By thinking in terms of circular economy, artist and economist Lars Zimmermann here proposes a solution for the loss of knowledge and progress when a sustainability startup fails—or even closes a particular project.
I’ve had this idea in my head for a while now, and with my first interaction with the sustainability startup accelerator Climate-KIC in Milan yesterday, I decided to use the time on the train on my way home to Berlin to finally share it: How to make quicker progress with sustainability using open source in the world of startup support?
9 out of 10 startups fail in their first three years. This can happen for many different reasons: not the right time, not the right place, not the right team, not the right idea/solution, not the right context, and more…
The lack of quality of the solution is the main reason only in a few cases. The solution might be good but the startup fails anyway for one of the others reasons. But when it has failed, often, the fully developed solution (a working prototype or even complete product) gets buried in some hard drives, and is lost completely when those hard drives are buried. The entrepreneurs are busy with other things.
This is sad for sustainability reasons. Because a lot of time, money, and energy have already gone into the development of the solution. Many technical problems were solved, many questions were answered. But this knowledge and the possibilities attached to it get lost in these buried hard drives. The progress that was made for sustainability is gone again.
Maybe the reason for the fail really was just bad timing and the same idea would work beautifully one year later or in another context. But the new team has to start from scratch and reinvent the wheel. And a lot of energy is already used up when they get to the point where the others have failed. This dynamic is really bad for sustainability, where we need to be quicker and smarter. This is—as I’ve said—unsustainable itself.
So here’s a simple idea: How about a fund where startups that have just failed, or are about to fail, can apply to and be granted some final funding. They receive something between €5,000 to €10,000, and this money is used to document the solution extensively, and put it online under an open license. In short, they OPEN SOURCE it! By doing so, they make it possible for others to study, build upon, distribute, and make and sell the solution. To bring it to life after all.
The fund or institution behind it supports that process. It makes sure everything is done well, helps with the licensing questions, and ensures that the data is well spread (on several platforms) and promoted.
This could be fantastic! The solutions of dead sustainability startups become humus for new ones:
(1) Some solutions really might get picked up by a new team with a fresh perspective.
(2) More likely just parts get reused by other startups, for example, the choice of materials or collected data.
(3) Maybe large companies pick up some solutions and end up becoming more sustainable.
(4) Even completely new ideas can be formulated and made possible, for example, when different solutions are combined with each other.
(5) And maybe even the entrepreneurs themselves finally find a way to make their idea work with the opportunities of open source!
This ‘graveyard’ of open sourced sustainability startups and solutions could be fertile ground for a lot of new flourishing and fruitful activities for sustainability.
For an institution or accelerator with the goal of supporting sustainability through startups, this could be a very smart way—and an opportunity—to make more and more lasting impact.
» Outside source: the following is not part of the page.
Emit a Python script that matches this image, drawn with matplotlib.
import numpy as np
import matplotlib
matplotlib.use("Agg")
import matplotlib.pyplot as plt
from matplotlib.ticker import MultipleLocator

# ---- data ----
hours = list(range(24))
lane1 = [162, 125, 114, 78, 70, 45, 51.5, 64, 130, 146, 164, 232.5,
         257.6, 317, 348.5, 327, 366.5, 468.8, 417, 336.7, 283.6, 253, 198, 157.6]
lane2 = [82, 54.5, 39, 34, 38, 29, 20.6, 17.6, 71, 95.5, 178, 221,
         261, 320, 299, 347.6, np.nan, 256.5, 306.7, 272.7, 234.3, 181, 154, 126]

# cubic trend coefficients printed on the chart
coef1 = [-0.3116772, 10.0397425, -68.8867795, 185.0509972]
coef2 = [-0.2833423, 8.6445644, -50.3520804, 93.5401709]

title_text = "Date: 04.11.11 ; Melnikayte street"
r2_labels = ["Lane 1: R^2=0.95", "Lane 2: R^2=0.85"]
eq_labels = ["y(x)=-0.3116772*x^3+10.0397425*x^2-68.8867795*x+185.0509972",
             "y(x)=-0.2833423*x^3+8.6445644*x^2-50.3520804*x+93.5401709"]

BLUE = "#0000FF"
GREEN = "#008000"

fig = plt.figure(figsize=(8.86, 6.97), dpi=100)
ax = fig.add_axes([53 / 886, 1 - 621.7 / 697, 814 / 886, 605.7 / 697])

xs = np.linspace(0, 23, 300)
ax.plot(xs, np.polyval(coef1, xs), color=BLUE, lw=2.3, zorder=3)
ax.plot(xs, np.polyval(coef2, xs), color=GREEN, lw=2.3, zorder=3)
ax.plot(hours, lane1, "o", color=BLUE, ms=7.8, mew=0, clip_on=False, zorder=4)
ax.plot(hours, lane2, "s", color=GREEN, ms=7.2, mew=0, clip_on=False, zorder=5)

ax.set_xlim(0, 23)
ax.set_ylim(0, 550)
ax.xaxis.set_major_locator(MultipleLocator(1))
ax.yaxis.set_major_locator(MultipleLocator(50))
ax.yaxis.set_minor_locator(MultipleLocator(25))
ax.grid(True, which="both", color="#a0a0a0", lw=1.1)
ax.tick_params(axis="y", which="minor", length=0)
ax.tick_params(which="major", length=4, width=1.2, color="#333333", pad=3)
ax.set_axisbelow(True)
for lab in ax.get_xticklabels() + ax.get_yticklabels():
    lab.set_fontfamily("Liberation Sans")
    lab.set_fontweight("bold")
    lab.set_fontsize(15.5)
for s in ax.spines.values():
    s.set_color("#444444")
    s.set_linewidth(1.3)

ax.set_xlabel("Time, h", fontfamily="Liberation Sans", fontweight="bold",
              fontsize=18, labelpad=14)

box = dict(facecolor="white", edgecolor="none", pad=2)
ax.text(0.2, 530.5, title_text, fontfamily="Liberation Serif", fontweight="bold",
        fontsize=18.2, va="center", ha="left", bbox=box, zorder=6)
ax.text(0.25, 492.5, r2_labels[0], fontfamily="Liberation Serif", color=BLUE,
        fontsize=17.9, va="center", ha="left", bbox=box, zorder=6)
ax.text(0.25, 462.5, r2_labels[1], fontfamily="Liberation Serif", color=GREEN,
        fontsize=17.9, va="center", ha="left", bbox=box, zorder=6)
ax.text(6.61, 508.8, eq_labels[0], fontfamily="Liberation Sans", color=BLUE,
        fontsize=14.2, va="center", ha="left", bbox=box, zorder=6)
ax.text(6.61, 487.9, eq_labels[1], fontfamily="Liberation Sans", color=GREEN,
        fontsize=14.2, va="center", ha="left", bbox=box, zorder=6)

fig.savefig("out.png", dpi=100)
Sustainability is about opportunities for complex ecosystems!
How this would work in every detail is not for me to flesh out here. Whoever picks this up will have their own ideas anyway. But it’s for sure an interesting path to explore!
A real sustainable circular economy will only work with open source solutions and here we have a great angle to start this from. Instead of throwing things away (dead startups), make sure they can be reused using open source.
And I just want to add that my colleagues and I from the OSCEdays and Opent It Agency are here to help with the ‘proper open source’ part, from Berlin to—literally—the other side of the globe, New Zealand.